Tidal Dissipation and Evolution of White Dwarfs Around Massive Black Holes: An Eccentric Path to Tidal Disruption

TL;DR

This paper investigates how tidal interactions between white dwarfs and massive black holes affect the stars' evolution, revealing that tidal heating can cause brightening and potential runaway fusion before disruption.

Contribution

It provides detailed calculations of tidal wave excitation and dissipation in white dwarfs, and incorporates these effects into stellar evolution models to assess their impact.

Findings

Tidal heating can significantly brighten white dwarfs before disruption.

Dynamical tides are weaker than gravitational radiation in orbital decay.
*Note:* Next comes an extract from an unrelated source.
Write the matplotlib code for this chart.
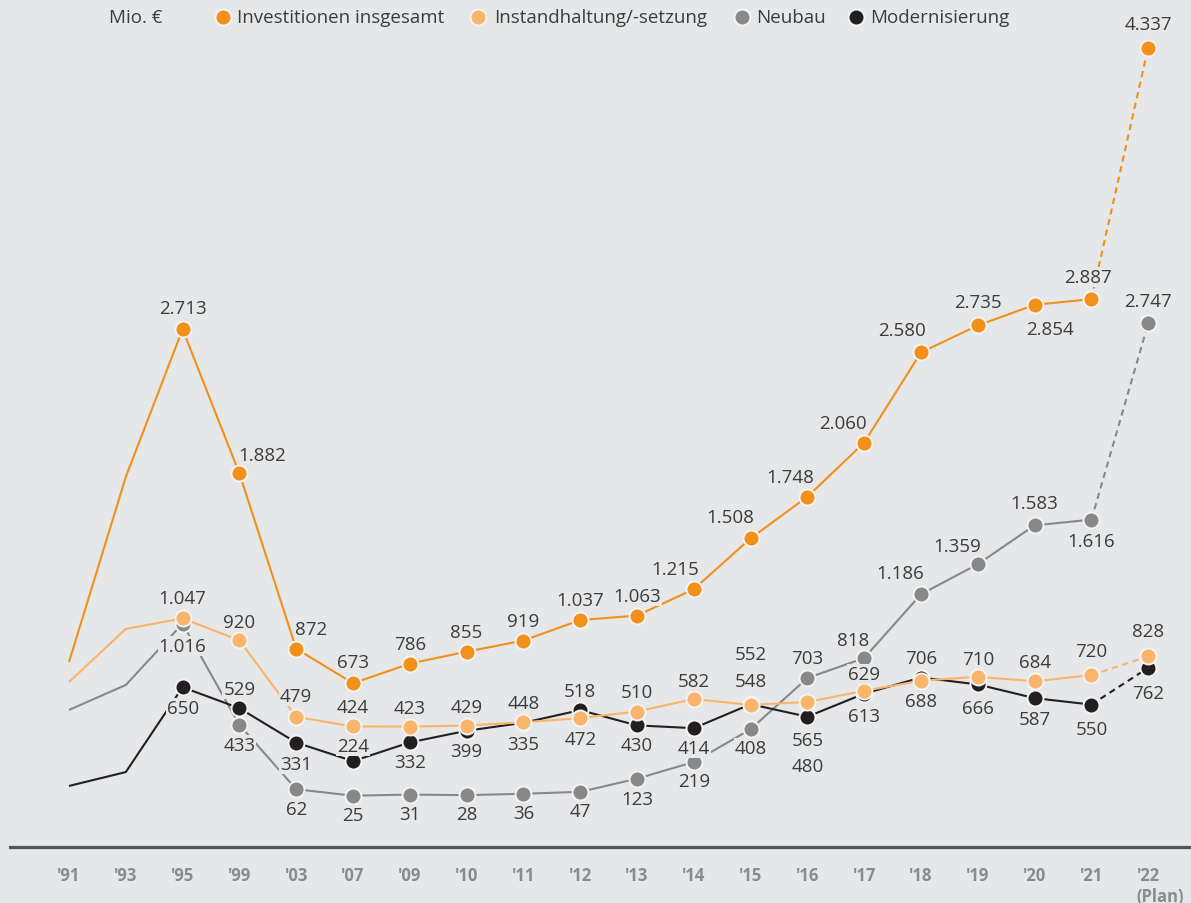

Tidal dissipation may induce runaway fusion in the white dwarf's hydrogen envelope.

Abstract

A white dwarf (WD) captured into a high-eccentricity orbit around a massive black hole (MBH) may undergo many pericenter passages before tidal disruption. During these passages, the tidal potential of the MBH excites internal oscillations or waves in the WD, and the dissipation of these oscillations can significantly influence the physical properties of the WD prior to its disruption. We calculate the amplitude of the tidally excited gravity (buoyancy) waves in the WD as a function of the pericenter distance and eccentricity for realistic WD models, under the assumption that these outgoing gravity waves are efficiently dissipated in outer layers of the WD by non-linear effects or radiative damping. We obtain fitting formulae for the tidal energy and angular momentum transfer rates as well as the tidal heating rate. We find that these dynamical tides are much weaker than gravitational radiation in driving the orbital decay of the WD-MBH binary, and they are also inefficient in changing the WD spin during the orbital evolution. Incorporating our computed tidal dissipation rate into a MESA-based WD evolution code, we find that tidal heating can lead to appreciable brightening of the WD and may induce runaway fusion in the hydrogen envelope well before the WD undergoes tidal disruption.